— BEGIN —

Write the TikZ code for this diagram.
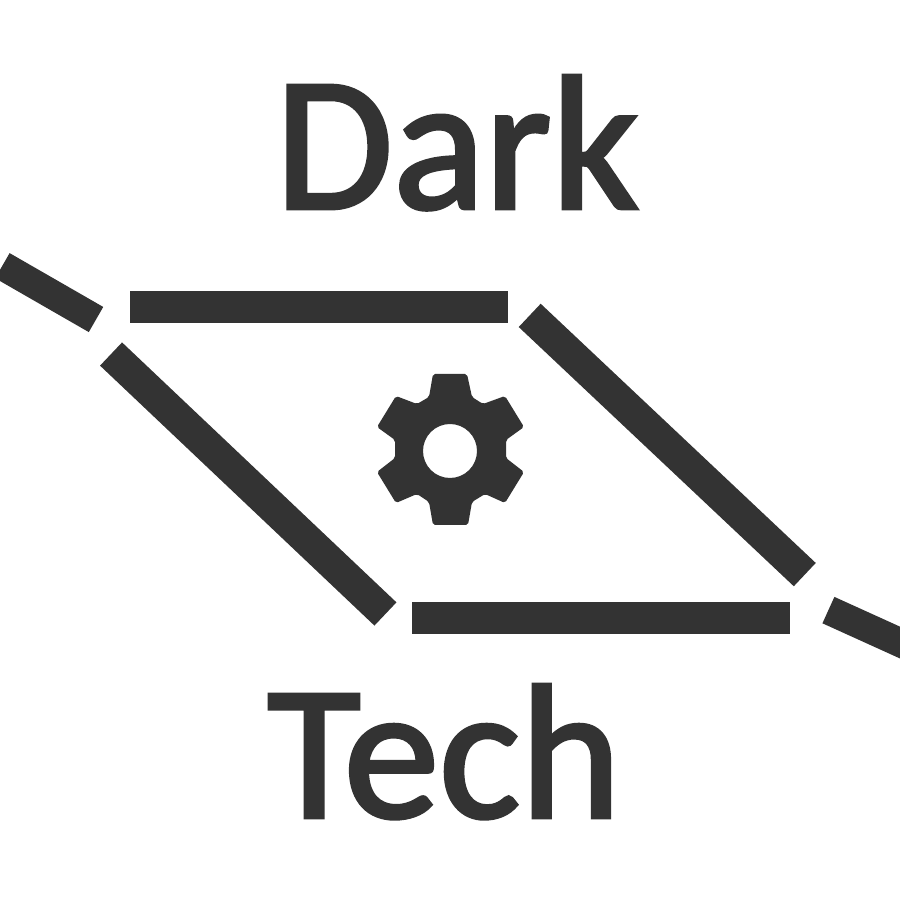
\documentclass[tikz,border=0pt]{standalone}
\usepackage{fontspec}
\newfontfamily\wordfont[FakeBold=2]{Carlito}
\definecolor{darkgrey}{HTML}{333333}
\tikzset{
  bar/.style = {rectangle,
      fill = darkgrey,
      inner sep = 0pt,
      minimum width = 3.78cm,
      minimum height = 0.32cm},
  stub/.style = {rectangle,
      fill = darkgrey,
      inner sep = 0pt,
      minimum width = 1.08cm,
      minimum height = 0.29cm},
  word/.style = {anchor = base,
      inner sep = 0pt,
      text = darkgrey,
      font = \fontsize{54.5}{60}\wordfont},
}
\begin{document}
\begin{tikzpicture}
  \path[use as bounding box, clip] (0,0) rectangle (9,9);

% words
  \node[word] (dark) at (4.57,6.915) {Dark};
  \node[word] (tech) at (4.44,0.825) {Tech};

% parallelogram
  \node[bar] (topbar) at (3.19,5.93) {};
  \node[bar] (bottombar) at (6.01,2.82) {};
  \node[bar, rotate = -43.45] (leftbar) at (2.4825,4.16) {};
  \node[bar, rotate = -43.3] (rightbar) at (6.6725,4.55) {};

% ends running off the picture
  \node[stub, rotate = -29.9] (leftstub) at (0.492,6.074) {};
  \node[stub, rotate = -24.4] (rightstub) at (8.776,2.676) {};

% gear
  \fill[darkgrey, even odd rule, rounded corners = 0.02cm]
    (4.33,5.26) -- (4.67,5.26) -- (4.72,5.03) -- (4.83,4.96)
    -- (5.05,5.04) -- (5.24,4.73) -- (5.06,4.60) -- (5.06,4.42)
    -- (5.24,4.28) -- (5.05,3.97) -- (4.85,4.06) -- (4.72,3.98)
    -- (4.68,3.75) -- (4.33,3.75) -- (4.29,3.98) -- (4.17,4.06)
    -- (3.96,3.97) -- (3.77,4.28) -- (3.95,4.42) -- (3.95,4.60)
    -- (3.77,4.73) -- (3.96,5.04) -- (4.17,4.96) -- (4.29,5.03)
    -- cycle
    (4.5,4.49) circle (0.27);
\end{tikzpicture}
\end{document}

— END —

WHAT NEEDS TO BE DONE -
Repeat the material above in full and unchanged, minus its images.

EXERCISE OUTPUT -
Write the TikZ code for this diagram.
\documentclass[tikz,border=0pt]{standalone}
\usepackage{fontspec}
\newfontfamily\wordfont[FakeBold=2]{Carlito}
\definecolor{darkgrey}{HTML}{333333}
\tikzset{
  bar/.style = {rectangle,
      fill = darkgrey,
      inner sep = 0pt,
      minimum width = 3.78cm,
      minimum height = 0.32cm},
  stub/.style = {rectangle,
      fill = darkgrey,
      inner sep = 0pt,
      minimum width = 1.08cm,
      minimum height = 0.29cm},
  word/.style = {anchor = base,
      inner sep = 0pt,
      text = darkgrey,
      font = \fontsize{54.5}{60}\wordfont},
}
\begin{document}
\begin{tikzpicture}
  \path[use as bounding box, clip] (0,0) rectangle (9,9);

% words
  \node[word] (dark) at (4.57,6.915) {Dark};
  \node[word] (tech) at (4.44,0.825) {Tech};

% parallelogram
  \node[bar] (topbar) at (3.19,5.93) {};
  \node[bar] (bottombar) at (6.01,2.82) {};
  \node[bar, rotate = -43.45] (leftbar) at (2.4825,4.16) {};
  \node[bar, rotate = -43.3] (rightbar) at (6.6725,4.55) {};

% ends running off the picture
  \node[stub, rotate = -29.9] (leftstub) at (0.492,6.074) {};
  \node[stub, rotate = -24.4] (rightstub) at (8.776,2.676) {};

% gear
  \fill[darkgrey, even odd rule, rounded corners = 0.02cm]
    (4.33,5.26) -- (4.67,5.26) -- (4.72,5.03) -- (4.83,4.96)
    -- (5.05,5.04) -- (5.24,4.73) -- (5.06,4.60) -- (5.06,4.42)
    -- (5.24,4.28) -- (5.05,3.97) -- (4.85,4.06) -- (4.72,3.98)
    -- (4.68,3.75) -- (4.33,3.75) -- (4.29,3.98) -- (4.17,4.06)
    -- (3.96,3.97) -- (3.77,4.28) -- (3.95,4.42) -- (3.95,4.60)
    -- (3.77,4.73) -- (3.96,5.04) -- (4.17,4.96) -- (4.29,5.03)
    -- cycle
    (4.5,4.49) circle (0.27);
\end{tikzpicture}
\end{document}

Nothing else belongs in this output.